### Records shown
====================

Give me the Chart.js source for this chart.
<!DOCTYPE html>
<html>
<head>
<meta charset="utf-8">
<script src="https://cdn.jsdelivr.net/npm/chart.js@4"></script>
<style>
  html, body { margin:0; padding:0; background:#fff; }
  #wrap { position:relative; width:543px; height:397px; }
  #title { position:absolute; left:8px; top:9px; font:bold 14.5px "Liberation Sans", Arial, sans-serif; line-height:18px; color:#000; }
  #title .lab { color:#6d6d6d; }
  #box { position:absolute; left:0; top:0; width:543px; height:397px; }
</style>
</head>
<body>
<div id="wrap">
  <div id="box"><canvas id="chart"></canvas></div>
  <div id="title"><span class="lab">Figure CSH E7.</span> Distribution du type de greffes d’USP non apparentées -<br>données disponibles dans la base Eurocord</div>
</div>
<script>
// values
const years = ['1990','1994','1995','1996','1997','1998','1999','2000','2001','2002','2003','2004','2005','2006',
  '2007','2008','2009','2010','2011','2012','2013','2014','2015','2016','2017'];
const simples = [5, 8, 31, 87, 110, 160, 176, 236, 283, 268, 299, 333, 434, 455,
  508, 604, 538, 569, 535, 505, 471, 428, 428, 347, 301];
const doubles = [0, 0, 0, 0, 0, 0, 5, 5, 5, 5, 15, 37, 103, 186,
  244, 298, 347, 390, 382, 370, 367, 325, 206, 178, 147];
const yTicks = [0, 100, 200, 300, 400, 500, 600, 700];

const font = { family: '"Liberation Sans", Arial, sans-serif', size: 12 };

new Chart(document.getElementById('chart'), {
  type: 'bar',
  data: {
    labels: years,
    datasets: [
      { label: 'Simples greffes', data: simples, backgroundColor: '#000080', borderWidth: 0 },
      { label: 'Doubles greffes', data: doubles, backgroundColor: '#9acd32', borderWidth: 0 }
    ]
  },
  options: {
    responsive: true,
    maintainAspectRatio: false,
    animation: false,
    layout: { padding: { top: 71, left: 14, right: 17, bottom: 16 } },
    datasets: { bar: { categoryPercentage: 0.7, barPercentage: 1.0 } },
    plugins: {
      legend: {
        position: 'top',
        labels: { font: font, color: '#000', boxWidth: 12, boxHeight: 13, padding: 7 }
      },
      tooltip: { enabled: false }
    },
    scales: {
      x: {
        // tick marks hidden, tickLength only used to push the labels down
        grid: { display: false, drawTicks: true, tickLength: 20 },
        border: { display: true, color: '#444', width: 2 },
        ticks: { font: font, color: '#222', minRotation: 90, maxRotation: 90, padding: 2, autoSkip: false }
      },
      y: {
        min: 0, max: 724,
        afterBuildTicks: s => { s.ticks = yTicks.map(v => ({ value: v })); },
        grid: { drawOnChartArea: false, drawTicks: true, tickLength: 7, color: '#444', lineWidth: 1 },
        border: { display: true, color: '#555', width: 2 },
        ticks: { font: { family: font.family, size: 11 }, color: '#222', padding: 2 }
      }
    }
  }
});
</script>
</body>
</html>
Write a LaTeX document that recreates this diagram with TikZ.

====================

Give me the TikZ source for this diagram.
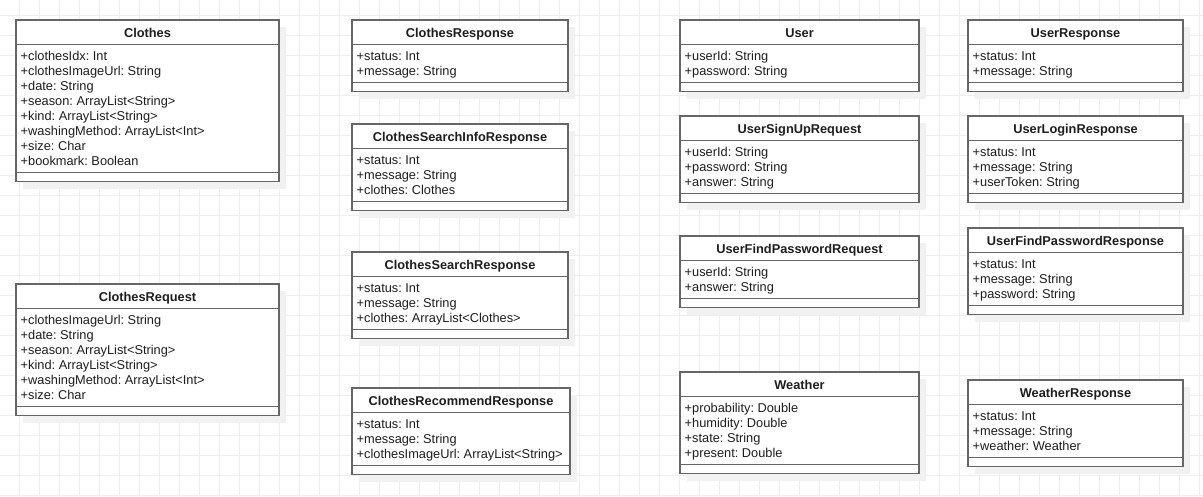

====================

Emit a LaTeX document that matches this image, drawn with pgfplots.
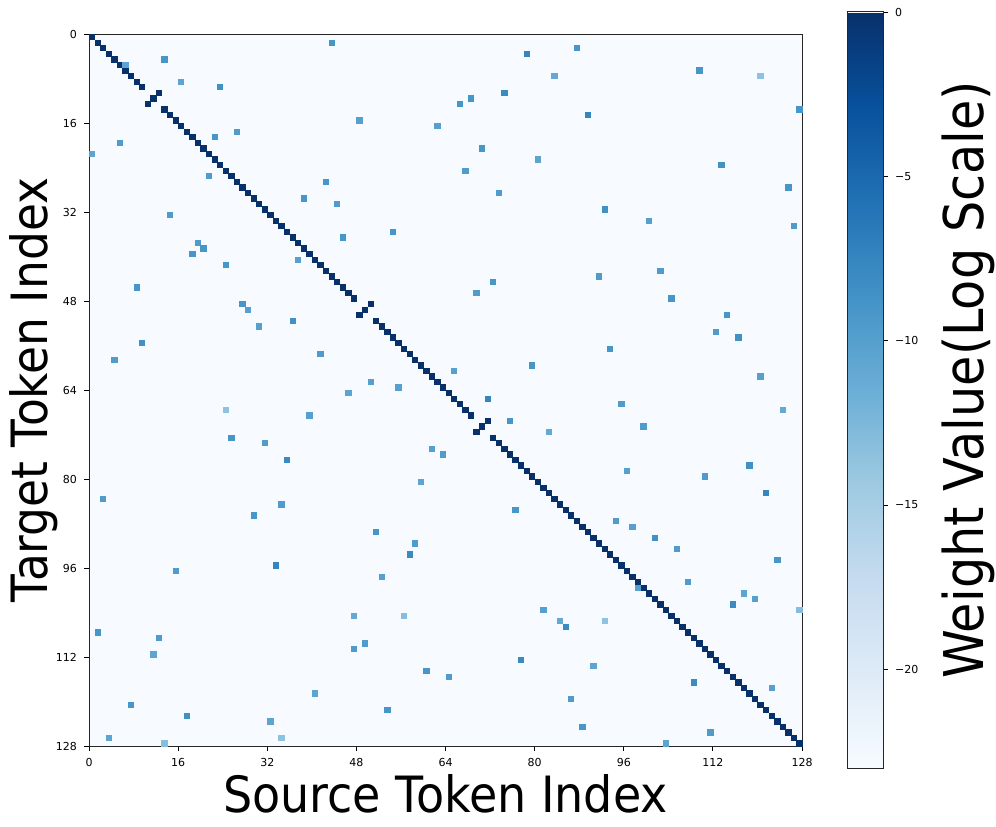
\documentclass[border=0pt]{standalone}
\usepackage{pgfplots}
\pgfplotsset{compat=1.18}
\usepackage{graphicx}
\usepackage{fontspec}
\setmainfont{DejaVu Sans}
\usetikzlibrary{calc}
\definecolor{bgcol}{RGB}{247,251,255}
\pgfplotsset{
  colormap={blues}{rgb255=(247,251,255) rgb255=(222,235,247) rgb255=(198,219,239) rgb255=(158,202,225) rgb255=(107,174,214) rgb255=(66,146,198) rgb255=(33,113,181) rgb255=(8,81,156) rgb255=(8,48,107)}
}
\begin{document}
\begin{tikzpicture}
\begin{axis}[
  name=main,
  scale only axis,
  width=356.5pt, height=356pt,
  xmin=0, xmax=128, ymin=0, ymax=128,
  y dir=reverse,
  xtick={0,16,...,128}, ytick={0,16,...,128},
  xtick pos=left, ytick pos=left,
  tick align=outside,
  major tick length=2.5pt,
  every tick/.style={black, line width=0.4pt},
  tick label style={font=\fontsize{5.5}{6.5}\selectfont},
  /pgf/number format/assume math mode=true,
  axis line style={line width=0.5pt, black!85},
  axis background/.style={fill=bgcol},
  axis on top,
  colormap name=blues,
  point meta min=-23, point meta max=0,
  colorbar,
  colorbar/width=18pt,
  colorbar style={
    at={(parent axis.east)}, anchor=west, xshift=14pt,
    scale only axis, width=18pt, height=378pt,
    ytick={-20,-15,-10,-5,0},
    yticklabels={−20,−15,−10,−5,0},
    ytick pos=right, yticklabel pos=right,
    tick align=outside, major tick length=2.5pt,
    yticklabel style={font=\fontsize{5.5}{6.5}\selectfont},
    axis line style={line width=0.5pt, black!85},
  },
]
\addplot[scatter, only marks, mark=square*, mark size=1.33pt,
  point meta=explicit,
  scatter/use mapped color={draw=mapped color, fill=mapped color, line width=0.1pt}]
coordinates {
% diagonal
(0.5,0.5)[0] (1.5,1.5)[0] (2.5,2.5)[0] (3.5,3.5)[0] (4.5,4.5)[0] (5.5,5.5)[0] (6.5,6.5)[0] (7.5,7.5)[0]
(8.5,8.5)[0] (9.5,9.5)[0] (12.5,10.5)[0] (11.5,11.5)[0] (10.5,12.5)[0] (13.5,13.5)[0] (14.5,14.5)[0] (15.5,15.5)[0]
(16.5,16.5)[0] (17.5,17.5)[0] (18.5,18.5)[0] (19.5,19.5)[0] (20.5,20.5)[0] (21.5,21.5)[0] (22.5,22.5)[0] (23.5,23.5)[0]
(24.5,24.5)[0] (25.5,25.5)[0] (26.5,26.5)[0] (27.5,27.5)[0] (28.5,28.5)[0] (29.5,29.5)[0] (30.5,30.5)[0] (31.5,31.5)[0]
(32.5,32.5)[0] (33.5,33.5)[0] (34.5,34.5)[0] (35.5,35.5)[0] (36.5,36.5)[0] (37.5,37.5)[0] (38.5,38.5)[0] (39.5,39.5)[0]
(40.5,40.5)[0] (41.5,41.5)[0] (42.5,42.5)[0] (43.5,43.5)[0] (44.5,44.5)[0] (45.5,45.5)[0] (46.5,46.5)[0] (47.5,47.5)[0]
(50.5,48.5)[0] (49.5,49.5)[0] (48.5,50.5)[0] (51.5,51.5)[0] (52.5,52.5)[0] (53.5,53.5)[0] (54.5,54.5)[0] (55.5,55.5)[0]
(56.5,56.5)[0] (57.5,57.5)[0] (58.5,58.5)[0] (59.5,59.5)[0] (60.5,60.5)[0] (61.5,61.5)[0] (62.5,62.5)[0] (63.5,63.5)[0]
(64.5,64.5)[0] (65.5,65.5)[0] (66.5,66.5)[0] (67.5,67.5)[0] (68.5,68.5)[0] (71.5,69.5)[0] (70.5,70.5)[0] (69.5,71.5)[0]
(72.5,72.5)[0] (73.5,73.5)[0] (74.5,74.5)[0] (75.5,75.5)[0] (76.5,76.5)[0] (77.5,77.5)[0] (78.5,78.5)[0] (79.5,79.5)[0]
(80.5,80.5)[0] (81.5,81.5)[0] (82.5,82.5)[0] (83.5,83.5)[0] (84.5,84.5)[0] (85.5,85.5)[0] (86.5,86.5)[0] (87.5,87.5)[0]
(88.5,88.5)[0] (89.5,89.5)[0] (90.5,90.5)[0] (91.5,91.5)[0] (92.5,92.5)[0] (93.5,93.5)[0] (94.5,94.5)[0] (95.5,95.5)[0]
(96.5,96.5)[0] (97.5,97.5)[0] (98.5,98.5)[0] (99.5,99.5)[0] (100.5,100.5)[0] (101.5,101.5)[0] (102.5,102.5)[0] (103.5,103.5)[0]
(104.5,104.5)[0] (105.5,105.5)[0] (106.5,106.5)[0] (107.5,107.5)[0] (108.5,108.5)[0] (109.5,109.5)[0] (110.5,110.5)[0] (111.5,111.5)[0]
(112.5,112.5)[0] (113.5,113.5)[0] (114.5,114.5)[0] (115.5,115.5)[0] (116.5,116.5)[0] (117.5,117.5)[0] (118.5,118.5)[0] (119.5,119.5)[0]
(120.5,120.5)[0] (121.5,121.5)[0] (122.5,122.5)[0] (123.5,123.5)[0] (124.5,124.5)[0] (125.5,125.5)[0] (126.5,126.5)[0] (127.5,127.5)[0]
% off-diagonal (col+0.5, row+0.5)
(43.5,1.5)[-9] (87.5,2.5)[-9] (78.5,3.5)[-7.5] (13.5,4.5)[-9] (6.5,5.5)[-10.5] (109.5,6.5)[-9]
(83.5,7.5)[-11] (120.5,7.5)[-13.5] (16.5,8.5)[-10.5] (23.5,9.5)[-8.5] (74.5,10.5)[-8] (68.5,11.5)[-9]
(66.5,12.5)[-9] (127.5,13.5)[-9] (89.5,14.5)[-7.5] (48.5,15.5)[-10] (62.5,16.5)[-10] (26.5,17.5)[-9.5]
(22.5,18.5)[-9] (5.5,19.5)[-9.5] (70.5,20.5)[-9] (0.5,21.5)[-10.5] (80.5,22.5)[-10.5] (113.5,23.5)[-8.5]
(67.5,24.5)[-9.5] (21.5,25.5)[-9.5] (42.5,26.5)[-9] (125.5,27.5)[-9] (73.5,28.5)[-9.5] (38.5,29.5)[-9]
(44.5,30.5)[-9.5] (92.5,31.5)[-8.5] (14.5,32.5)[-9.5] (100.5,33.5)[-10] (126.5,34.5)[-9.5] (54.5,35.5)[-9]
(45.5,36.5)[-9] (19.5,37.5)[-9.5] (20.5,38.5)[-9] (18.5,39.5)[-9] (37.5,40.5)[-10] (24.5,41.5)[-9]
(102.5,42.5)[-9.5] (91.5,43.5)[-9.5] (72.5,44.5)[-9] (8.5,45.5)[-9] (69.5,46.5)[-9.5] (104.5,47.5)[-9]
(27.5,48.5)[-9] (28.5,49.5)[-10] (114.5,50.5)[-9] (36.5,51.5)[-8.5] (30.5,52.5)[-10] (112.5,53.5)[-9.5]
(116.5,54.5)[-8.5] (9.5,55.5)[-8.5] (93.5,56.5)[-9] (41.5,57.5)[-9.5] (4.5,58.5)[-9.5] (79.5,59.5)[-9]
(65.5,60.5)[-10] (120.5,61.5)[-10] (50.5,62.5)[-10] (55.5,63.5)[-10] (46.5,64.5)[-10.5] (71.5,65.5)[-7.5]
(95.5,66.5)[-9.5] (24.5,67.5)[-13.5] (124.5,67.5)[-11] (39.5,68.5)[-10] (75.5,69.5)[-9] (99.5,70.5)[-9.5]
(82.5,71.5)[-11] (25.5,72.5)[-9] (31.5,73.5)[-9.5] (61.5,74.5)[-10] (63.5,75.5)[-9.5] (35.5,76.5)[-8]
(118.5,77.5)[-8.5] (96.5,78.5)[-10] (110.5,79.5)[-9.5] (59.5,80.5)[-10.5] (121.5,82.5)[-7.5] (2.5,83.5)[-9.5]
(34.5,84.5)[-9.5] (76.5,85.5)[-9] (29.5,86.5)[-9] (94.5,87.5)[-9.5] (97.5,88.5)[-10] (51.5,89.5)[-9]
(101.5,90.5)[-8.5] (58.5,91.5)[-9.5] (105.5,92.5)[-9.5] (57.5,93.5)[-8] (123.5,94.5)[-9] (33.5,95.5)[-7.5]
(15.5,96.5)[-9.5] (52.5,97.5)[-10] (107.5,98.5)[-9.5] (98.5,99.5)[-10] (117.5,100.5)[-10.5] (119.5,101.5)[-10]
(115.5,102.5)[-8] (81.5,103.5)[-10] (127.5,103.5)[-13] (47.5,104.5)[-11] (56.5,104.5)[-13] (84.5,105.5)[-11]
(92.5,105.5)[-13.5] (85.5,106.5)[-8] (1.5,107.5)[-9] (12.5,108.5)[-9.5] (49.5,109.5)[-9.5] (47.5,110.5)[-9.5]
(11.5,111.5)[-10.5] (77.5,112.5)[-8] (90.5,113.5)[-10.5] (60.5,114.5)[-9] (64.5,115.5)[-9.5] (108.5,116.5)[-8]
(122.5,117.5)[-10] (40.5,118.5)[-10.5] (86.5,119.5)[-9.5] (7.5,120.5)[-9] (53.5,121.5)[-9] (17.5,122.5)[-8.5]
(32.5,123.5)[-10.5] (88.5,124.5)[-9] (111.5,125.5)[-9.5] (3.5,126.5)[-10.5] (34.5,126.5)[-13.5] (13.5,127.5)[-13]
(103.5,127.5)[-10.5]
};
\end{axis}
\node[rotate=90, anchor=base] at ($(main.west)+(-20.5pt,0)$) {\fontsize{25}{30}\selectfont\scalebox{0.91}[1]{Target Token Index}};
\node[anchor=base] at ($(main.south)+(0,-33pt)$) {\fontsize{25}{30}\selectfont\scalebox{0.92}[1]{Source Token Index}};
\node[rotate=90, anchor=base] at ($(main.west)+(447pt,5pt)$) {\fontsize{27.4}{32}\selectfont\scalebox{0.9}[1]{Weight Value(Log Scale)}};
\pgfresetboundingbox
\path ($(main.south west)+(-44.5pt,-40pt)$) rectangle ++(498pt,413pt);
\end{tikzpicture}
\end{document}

====================

### Task directions
Each line from the line containing "Give me the Chart.js source for this chart." through the line containing "sans-serif', size: 12" is to be transcribed exactly, and no other line.

### Reply to the exercise
Give me the Chart.js source for this chart.
<!DOCTYPE html>
<html>
<head>
<meta charset="utf-8">
<script src="https://cdn.jsdelivr.net/npm/chart.js@4"></script>
<style>
  html, body { margin:0; padding:0; background:#fff; }
  #wrap { position:relative; width:543px; height:397px; }
  #title { position:absolute; left:8px; top:9px; font:bold 14.5px "Liberation Sans", Arial, sans-serif; line-height:18px; color:#000; }
  #title .lab { color:#6d6d6d; }
  #box { position:absolute; left:0; top:0; width:543px; height:397px; }
</style>
</head>
<body>
<div id="wrap">
  <div id="box"><canvas id="chart"></canvas></div>
  <div id="title"><span class="lab">Figure CSH E7.</span> Distribution du type de greffes d’USP non apparentées -<br>données disponibles dans la base Eurocord</div>
</div>
<script>
// values
const years = ['1990','1994','1995','1996','1997','1998','1999','2000','2001','2002','2003','2004','2005','2006',
  '2007','2008','2009','2010','2011','2012','2013','2014','2015','2016','2017'];
const simples = [5, 8, 31, 87, 110, 160, 176, 236, 283, 268, 299, 333, 434, 455,
  508, 604, 538, 569, 535, 505, 471, 428, 428, 347, 301];
const doubles = [0, 0, 0, 0, 0, 0, 5, 5, 5, 5, 15, 37, 103, 186,
  244, 298, 347, 390, 382, 370, 367, 325, 206, 178, 147];
const yTicks = [0, 100, 200, 300, 400, 500, 600, 700];

const font = { family: '"Liberation Sans", Arial, sans-serif', size: 12 };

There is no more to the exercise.